OBJECTIVE:
Pictures in the data below are not part of the copy; transcribe everything else exactly.

-- START --

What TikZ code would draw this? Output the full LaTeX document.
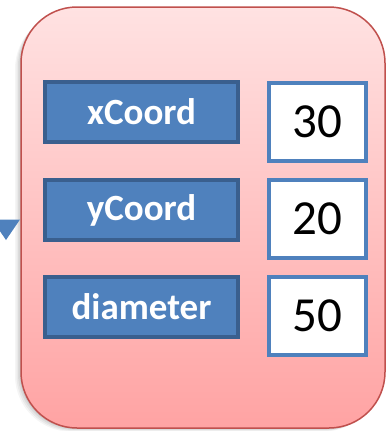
\documentclass[tikz,border=0pt]{standalone}
\usepackage{fontspec}
\setmainfont{Carlito}
\usetikzlibrary{shadows}
\definecolor{accblue}{HTML}{4F81BD}
\definecolor{darkblue}{HTML}{3A5F8E}
\definecolor{boxred}{HTML}{C0504D}
\definecolor{pinktop}{HTML}{FFE2E2}
\definecolor{pinkbot}{HTML}{FFA3A3}
\tikzset{
  labelbox/.style={draw=darkblue, line width=4pt, fill=accblue, inner sep=0pt,
    minimum width=193pt, minimum height=60pt, text=white, font=\fontsize{37}{40}\selectfont\bfseries},
  valuebox/.style={draw=accblue, line width=4pt, fill=white, inner sep=0pt,
    minimum width=97pt, minimum height=78pt, text=black, font=\fontsize{49}{52}\selectfont},
}
\begin{document}
\begin{tikzpicture}[x=1pt,y=-1pt]
\useasboundingbox (0,0) rectangle (386,431);
\begin{scope}
\clip (0,0) rectangle (386,431);
% shadow
\foreach \o/\a in {6/0.04,4.5/0.05,3/0.06,1.5/0.07}{
  \fill[black, opacity=\a, rounded corners=56pt] (21-\o,7+\o) rectangle (385-\o,428+\o*0.6);
}
\node[draw=boxred, line width=1.5pt, top color=pinktop, bottom color=pinkbot,
  rounded corners=56pt, minimum width=364pt, minimum height=421pt, inner sep=0pt] (outer) at (203,217.5) {};
\fill[accblue] (-8,219.5) coordinate (a1) -- (20,219.5) coordinate (a2) -- (6,240) coordinate (tip) -- cycle;
\end{scope}
\node[labelbox] (lx) at (141.5,112) {xCoord};
\node[labelbox] (ly) at (141.5,210) {yCoord};
\node[labelbox] (ld) at (141.5,307) {diameter};
\node[valuebox] (vx) at (317.5,121.5) {30};
\node[valuebox] (vy) at (317.5,219) {20};
\node[valuebox] (vd) at (317.5,315.5) {50};
\end{tikzpicture}
\end{document}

-- END --

WRITTEN RESPONSE:
What TikZ code would draw this? Output the full LaTeX document.
\documentclass[tikz,border=0pt]{standalone}
\usepackage{fontspec}
\setmainfont{Carlito}
\usetikzlibrary{shadows}
\definecolor{accblue}{HTML}{4F81BD}
\definecolor{darkblue}{HTML}{3A5F8E}
\definecolor{boxred}{HTML}{C0504D}
\definecolor{pinktop}{HTML}{FFE2E2}
\definecolor{pinkbot}{HTML}{FFA3A3}
\tikzset{
  labelbox/.style={draw=darkblue, line width=4pt, fill=accblue, inner sep=0pt,
    minimum width=193pt, minimum height=60pt, text=white, font=\fontsize{37}{40}\selectfont\bfseries},
  valuebox/.style={draw=accblue, line width=4pt, fill=white, inner sep=0pt,
    minimum width=97pt, minimum height=78pt, text=black, font=\fontsize{49}{52}\selectfont},
}
\begin{document}
\begin{tikzpicture}[x=1pt,y=-1pt]
\useasboundingbox (0,0) rectangle (386,431);
\begin{scope}
\clip (0,0) rectangle (386,431);
% shadow
\foreach \o/\a in {6/0.04,4.5/0.05,3/0.06,1.5/0.07}{
  \fill[black, opacity=\a, rounded corners=56pt] (21-\o,7+\o) rectangle (385-\o,428+\o*0.6);
}
\node[draw=boxred, line width=1.5pt, top color=pinktop, bottom color=pinkbot,
  rounded corners=56pt, minimum width=364pt, minimum height=421pt, inner sep=0pt] (outer) at (203,217.5) {};
\fill[accblue] (-8,219.5) coordinate (a1) -- (20,219.5) coordinate (a2) -- (6,240) coordinate (tip) -- cycle;
\end{scope}
\node[labelbox] (lx) at (141.5,112) {xCoord};
\node[labelbox] (ly) at (141.5,210) {yCoord};
\node[labelbox] (ld) at (141.5,307) {diameter};
\node[valuebox] (vx) at (317.5,121.5) {30};
\node[valuebox] (vy) at (317.5,219) {20};
\node[valuebox] (vd) at (317.5,315.5) {50};
\end{tikzpicture}
\end{document}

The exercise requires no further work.